On Google, he acknowledges the shift in assessment post-ChatGPT. What once looked like a sustaining innovation challenge now looks potentially disruptive. But Google's ability to monetize gives it an R&D runway that OpenAI cannot match without continued fundraising.

The 'Deal Guy Era' Echoes the Dot-Com Bubble

Rabois flagged what he sees as a culturally dangerous trend: the re-emergence of business-development-first operators in Silicon Valley. He traces the archetype directly to the 1996–2000 Internet bubble, when 'biz dev' professionals ran deal structures that inflated valuations without underlying product value. Post-collapse, the label became a career liability and disappeared for roughly 25 years. Its return, in his reading, is a meaningful warning sign that the cycle may be repeating.

His framework remains 'bold, early, impactful' — first institutional capital, clear value proposition, and a product that measurably moves the P&L of the customer. He points to an early enterprise investment where Walmart spent $5 billion and a telecom spent roughly $10 million specifically because the technology addressed top-three company priorities — in telecom's case, subscriber churn, which he describes as the only metric that actually matters in that industry.

Consumer AI Commerce: Conversion Is High, Volume Is Not Yet

Rabois is watching AI-driven commerce closely.
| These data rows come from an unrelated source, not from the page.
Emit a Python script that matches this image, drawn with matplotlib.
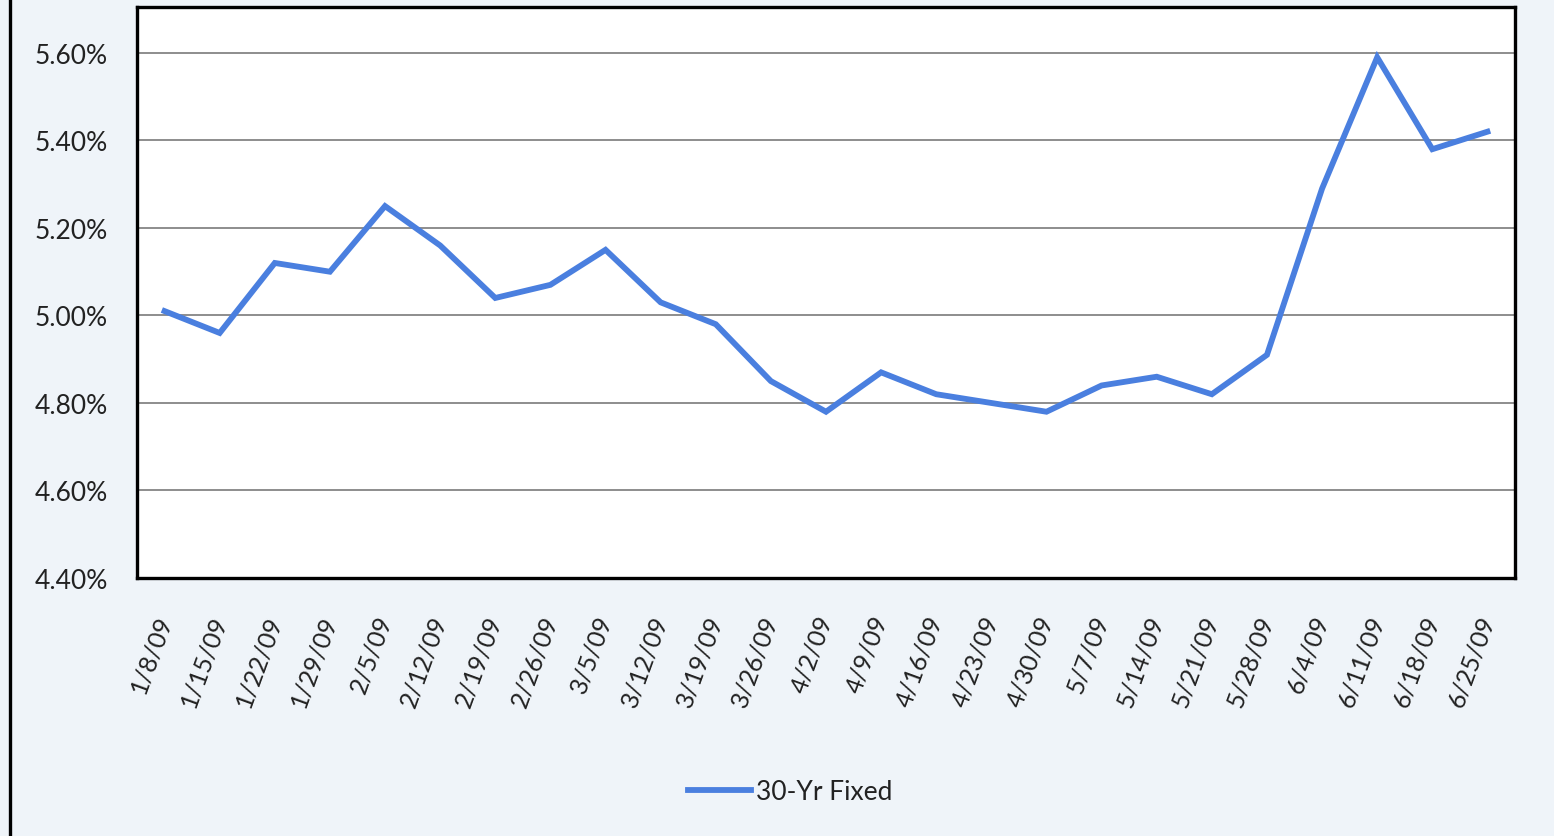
import matplotlib.pyplot as plt
from matplotlib.lines import Line2D
from matplotlib.ticker import FuncFormatter

plt.rcParams['font.family'] = ['Lato', 'DejaVu Sans']

dates = ['1/8/09', '1/15/09', '1/22/09', '1/29/09', '2/5/09', '2/12/09', '2/19/09',
         '2/26/09', '3/5/09', '3/12/09', '3/19/09', '3/26/09', '4/2/09', '4/9/09',
         '4/16/09', '4/23/09', '4/30/09', '5/7/09', '5/14/09', '5/21/09', '5/28/09',
         '6/4/09', '6/11/09', '6/18/09', '6/25/09']
rate_30yr = [5.01, 4.96, 5.12, 5.10, 5.25, 5.16, 5.04, 5.07, 5.15, 5.03, 4.98, 4.85,
             4.78, 4.87, 4.82, 4.80, 4.78, 4.84, 4.86, 4.82, 4.91, 5.29, 5.59, 5.38, 5.42]
y_ticks = [4.40, 4.60, 4.80, 5.00, 5.20, 5.40, 5.60]

bg = '#eff4f9'
fig = plt.figure(figsize=(15.54, 8.37), dpi=100, facecolor=bg)
ax = fig.add_axes([137 / 1554, 1 - 579 / 837, (1515 - 137) / 1554, (579 - 8) / 837])
ax.set_facecolor('white')

x = list(range(len(dates)))
ax.plot(x, rate_30yr, color='#4a7fdf', lw=4.2, solid_joinstyle='miter', label='30-Yr Fixed')

ax.set_xlim(-0.5, len(dates) - 0.5)
ax.set_ylim(4.40, 5.705)
ax.set_yticks(y_ticks)
ax.yaxis.set_major_formatter(FuncFormatter(lambda v, p: f'{v:.2f}%'))
ax.grid(axis='y', color='#858585', lw=1.3)
ax.set_axisbelow(True)

ax.set_xticks(x)
ax.set_xticklabels(dates, rotation=70, ha='right', va='center', rotation_mode='anchor')
ax.tick_params(axis='x', length=0, pad=27, labelsize=18, labelcolor='#222222')
ax.tick_params(axis='y', length=0, pad=21, labelsize=19, labelcolor='#222222')

for s in ax.spines.values():
    s.set_color('black')
    s.set_linewidth(2.4)

# outer chart frame edge on the left
fig.add_artist(Line2D([10 / 1554, 10 / 1554], [0, 1], color='black', lw=2.4,
                      transform=fig.transFigure))

fig.legend(loc='center', bbox_to_anchor=(790 / 1554, 1 - 793 / 837), frameon=False,
           fontsize=19, handlelength=2.4, handletextpad=0.2, labelcolor='#222222')

fig.savefig('out.png', dpi=100, facecolor=bg)
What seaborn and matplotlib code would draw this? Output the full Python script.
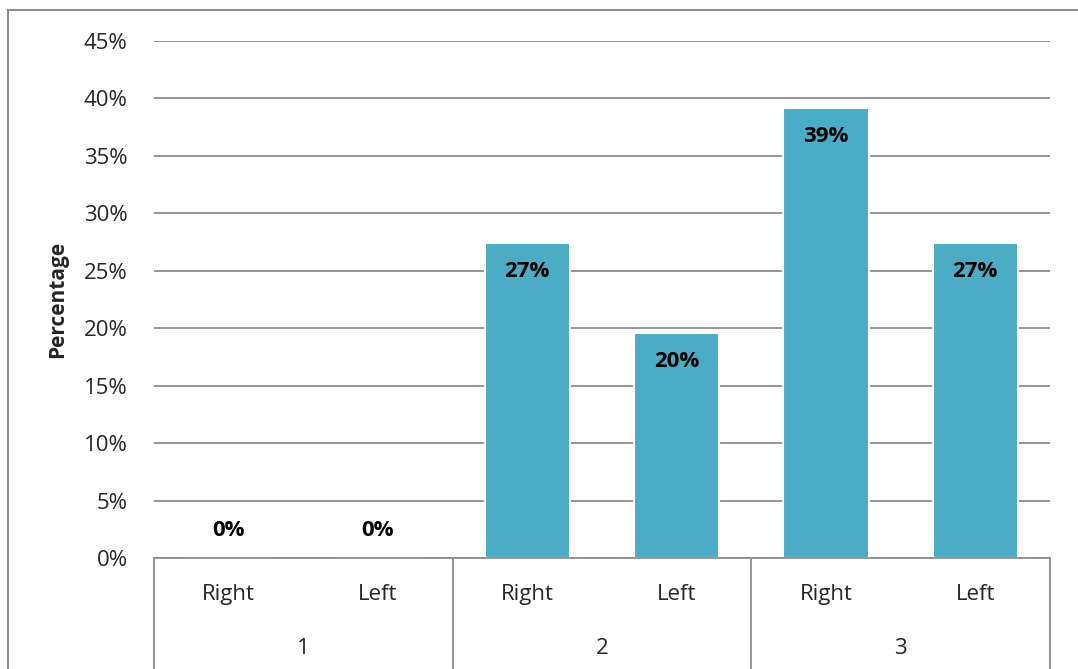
import matplotlib
matplotlib.use("Agg")
import matplotlib.pyplot as plt
import matplotlib.patches as patches
import numpy as np
import pandas as pd
import seaborn as sns

# values
groups = ["1", "1", "2", "2", "3", "3"]
sides = ["Right", "Left", "Right", "Left", "Right", "Left"]
values = [0.0, 0.0, 27.4, 19.6, 39.2, 27.4]
labels = ["0%", "0%", "27%", "20%", "39%", "27%"]
yticks = [0, 5, 10, 15, 20, 25, 30, 35, 40, 45]

df = pd.DataFrame({"group": groups, "side": sides, "value": values})
df["pos"] = range(len(df))

sns.set_style("white")
plt.rcParams["font.family"] = ["Open Sans", "DejaVu Sans"]
fs = 16

fig = plt.figure(figsize=(10.78, 6.69), dpi=100)
ax = fig.add_axes([154 / 1078, 1 - 558 / 669, (1050 - 154) / 1078, (558 - 41) / 669])

bar_color = "#4BACC6"
sns.barplot(data=df, x="pos", y="value", color=bar_color, width=0.57,
            edgecolor="white", linewidth=1.5, saturation=1, ax=ax, native_scale=True)

ax.set_xlim(-0.5, len(df) - 0.5)
ax.set_ylim(0, 45)
ax.set_yticks(yticks)
ax.set_yticklabels([f"{t}%" for t in yticks], fontsize=fs)
ax.yaxis.grid(True, color="#8c8c8c", linewidth=1.3)
ax.set_axisbelow(True)
ax.tick_params(axis="y", length=0, pad=19)

for s in ["top", "right", "left"]:
    ax.spines[s].set_visible(False)
ax.spines["bottom"].set_color("#8c8c8c")
ax.spines["bottom"].set_linewidth(1.3)
ax.spines["bottom"].set_zorder(5)

# level 1 tick labels
ax.set_xticks(df["pos"])
ax.set_xticklabels(df["side"], fontsize=fs)
ax.tick_params(axis="x", length=0, pad=19)
ax.set_xlabel("")
ax.set_ylabel("Percentage", fontsize=fs - 1, fontweight="bold")
ax.yaxis.set_label_coords(-0.096, 0.5)

# group labels and separators
trans = matplotlib.transforms.blended_transform_factory(ax.transData, ax.transAxes)
group_names = df["group"].unique()
for g in group_names:
    p = df.loc[df["group"] == g, "pos"]
    ax.text(p.mean(), -0.176, g, transform=trans, ha="center", va="center", fontsize=fs)
bounds = [-0.5] + [df.loc[df["group"] == g, "pos"].max() + 0.5 for g in group_names]
for b in bounds:
    ax.plot([b, b], [0, -0.25], transform=trans, color="#8c8c8c", linewidth=1.3, clip_on=False)

# value labels
for p, v, lab in zip(df["pos"], df["value"], labels):
    y = v - 2.5 if v > 0 else 2.4
    ax.text(p, y, lab, ha="center", va="center", fontsize=fs, fontweight="bold", color="black")

# outer chart frame
fig.patches.append(patches.Rectangle((8 / 1078, -0.05), 1.2, 1 - 10 / 669 + 0.05,
                                     transform=fig.transFigure, fill=False,
                                     edgecolor="#8c8c8c", linewidth=1.5))

fig.savefig("out.png", dpi=100)
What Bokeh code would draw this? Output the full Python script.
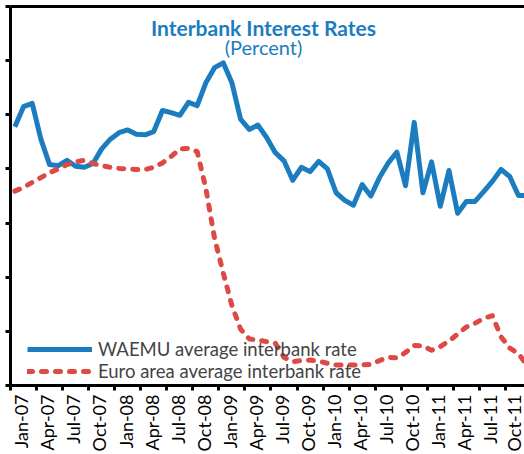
import numpy as np
from bokeh.plotting import figure
from bokeh.models import FixedTicker, LinearAxis, Legend, LegendItem, Label, Range1d
from bokeh.embed import file_html
from bokeh.resources import INLINE

# Monthly observations, Jan-07 .. Dec-11
months = [f"{m}-{y:02d}" for y in range(7, 12)
          for m in ["Jan", "Feb", "Mar", "Apr", "May", "Jun",
                    "Jul", "Aug", "Sep", "Oct", "Nov", "Dec"]]

waemu = [4.78, 5.15, 5.21, 4.55, 4.08, 4.06, 4.16, 4.05, 4.03, 4.10,
         4.37, 4.55, 4.67, 4.72, 4.64, 4.63, 4.69, 5.08, 5.04, 4.99,
         5.23, 5.17, 5.59, 5.87, 5.96, 5.59, 4.92, 4.73, 4.81, 4.58,
         4.30, 4.15, 3.79, 4.03, 3.95, 4.14, 4.00, 3.56, 3.42, 3.33,
         3.71, 3.50, 3.84, 4.11, 4.31, 3.69, 4.86, 3.56, 4.13, 3.31,
         3.97, 3.18, 3.40, 3.40, 3.58, 3.77, 3.99, 3.86, 3.51, 3.51]

euro = [3.59, 3.66, 3.75, 3.84, 3.93, 4.00, 4.08, 4.13, 4.16, 4.10,
        4.06, 4.03, 4.01, 4.00, 3.99, 3.99, 4.03, 4.11, 4.23, 4.37,
        4.38, 4.32, 3.64, 2.72, 2.08, 1.48, 1.04, 0.86, 0.84, 0.81,
        0.78, 0.52, 0.44, 0.46, 0.47, 0.45, 0.41, 0.38, 0.38, 0.38,
        0.38, 0.39, 0.46, 0.52, 0.51, 0.61, 0.74, 0.73, 0.65, 0.72,
        0.82, 0.95, 1.08, 1.15, 1.24, 1.29, 0.90, 0.69, 0.59, 0.37]

tick_labels = ["Jan-07", "Apr-07", "Jul-07", "Oct-07", "Jan-08", "Apr-08",
               "Jul-08", "Oct-08", "Jan-09", "Apr-09", "Jul-09", "Oct-09",
               "Jan-10", "Apr-10", "Jul-10", "Oct-10", "Jan-11", "Apr-11",
               "Jul-11", "Oct-11"]

y_ticks = [0, 1, 2, 3, 4, 5, 6, 7]

BLUE = "#1B7DC0"
RED = "#DC4A45"
FONT = "Lato"

x = list(range(len(months)))

p = figure(width=524, height=454, x_range=Range1d(-0.5, 58.7), y_range=Range1d(0, 7),
           output_backend="svg", toolbar_location=None,
           min_border_left=10, min_border_right=0, min_border_top=6, min_border_bottom=65)
p.xgrid.visible = False
p.ygrid.visible = False
p.outline_line_color = None
p.background_fill_color = "white"
p.border_fill_color = "white"

# y axis: tick marks only (no labels in the reference)
yax = p.yaxis[0]
yax.ticker = FixedTicker(ticks=[], minor_ticks=y_ticks)
yax.major_tick_out = 0
yax.major_tick_in = 0
yax.major_label_standoff = 0
yax.minor_tick_out = 5
yax.minor_tick_in = 0
yax.minor_tick_line_width = 3
yax.minor_tick_line_color = "black"
yax.axis_line_width = 3
yax.axis_line_color = "black"

# x axis: tick marks at quarter boundaries, labels between
label_pos = [3 * k + 0.75 for k in range(len(tick_labels))]
bound_pos = [3 * k - 0.5 for k in range(len(tick_labels) + 1)]
xax = p.xaxis[0]
xax.ticker = FixedTicker(ticks=label_pos, minor_ticks=bound_pos)
xax.major_label_overrides = {pos: lab for pos, lab in zip(label_pos, tick_labels)}
xax.major_tick_line_color = None
xax.major_tick_out = 5
xax.major_tick_in = 0
xax.minor_tick_out = 5
xax.minor_tick_in = 0
xax.minor_tick_line_width = 3
xax.minor_tick_line_color = "black"
xax.axis_line_width = 3
xax.axis_line_color = "black"
xax.major_label_orientation = np.pi / 2
xax.major_label_text_font = FONT
xax.major_label_text_font_size = "18px"
xax.major_label_text_color = "black"
xax.major_label_standoff = 4

# top border line
top = LinearAxis(ticker=FixedTicker(ticks=[]), axis_line_width=3, axis_line_color="black",
                 major_label_standoff=0, major_tick_out=0, major_tick_in=0,
                 minor_tick_out=0, minor_tick_in=0,
                 major_tick_line_color=None, minor_tick_line_color=None)
p.add_layout(top, "above")

r1 = p.line(x, waemu, line_color=BLUE, line_width=5, line_join="round")
r2 = p.line(x, euro, line_color=RED, line_width=5, line_dash="5 9", line_cap="round",
            line_join="round")

legend = Legend(items=[LegendItem(label="WAEMU average interbank rate", renderers=[r1]),
                       LegendItem(label="Euro area average interbank rate", renderers=[r2])],
                location=(17, 3), padding=0, margin=0, spacing=0,
                glyph_width=65, glyph_height=20, label_height=20, label_standoff=6,
                label_text_font=FONT, label_text_font_size="18.5px",
                border_line_color=None, background_fill_alpha=0)
p.add_layout(legend)

t1 = Label(x=253, y=358, x_units="screen", y_units="screen",
           text="Interbank Interest Rates", text_align="center", text_baseline="middle",
           text_font=FONT, text_font_style="bold", text_font_size="21px", text_color=BLUE)
t2 = Label(x=253, y=339, x_units="screen", y_units="screen",
           text="(Percent)", text_align="center", text_baseline="middle",
           text_font=FONT, text_font_size="20px", text_color=BLUE)
p.add_layout(t1)
p.add_layout(t2)

open("out.html", "w").write(file_html(p, INLINE))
A Shopify brand doing $200 million in revenue reported that visitors arriving from ChatGPT convert at 12% — meaningfully above typical e-commerce benchmarks. He attributes this to the authoritative nature of LLM recommendations relative to a standard search blue link. His concern is that volume at that entry point remains low, and the catalyst for scaling it is not yet clear.

His portfolio includes ProFound, a company that tracks how AI platforms including Gemini and ChatGPT surface brands and products — infrastructure he views as critical as AI-driven discovery grows.

On the consumer side more broadly, Rabois is skeptical about the scale of breakthrough. He believes ChatGPT and OpenAI will be a generational consumer company, but is not confident about who else qualifies. The constraint is not technology but time: consumers have 24 hours in a day, and every new app competes with family, friends, and existing habits. The bar for displacement keeps rising.

Prediction Markets: Kept His Distance, Mostly by Accident

Rabois did not invest in prediction markets. He attributes part of that to an early failed attempt at a company called Bluebat, where the core problem was not liquidity on the wager side but the inability to generate enough interesting bets at scale. He sees Polymarket's team as having played a difficult regulatory hand well, though he notes the company's historic challenge of US citizens using the platform before it was authorized. On the broader market category, he distinguishes between prediction markets with genuine social value — political markets, which he views as creating useful information liquidity — and platforms that simply expand retail gambling exposure for Americans who already have limited savings.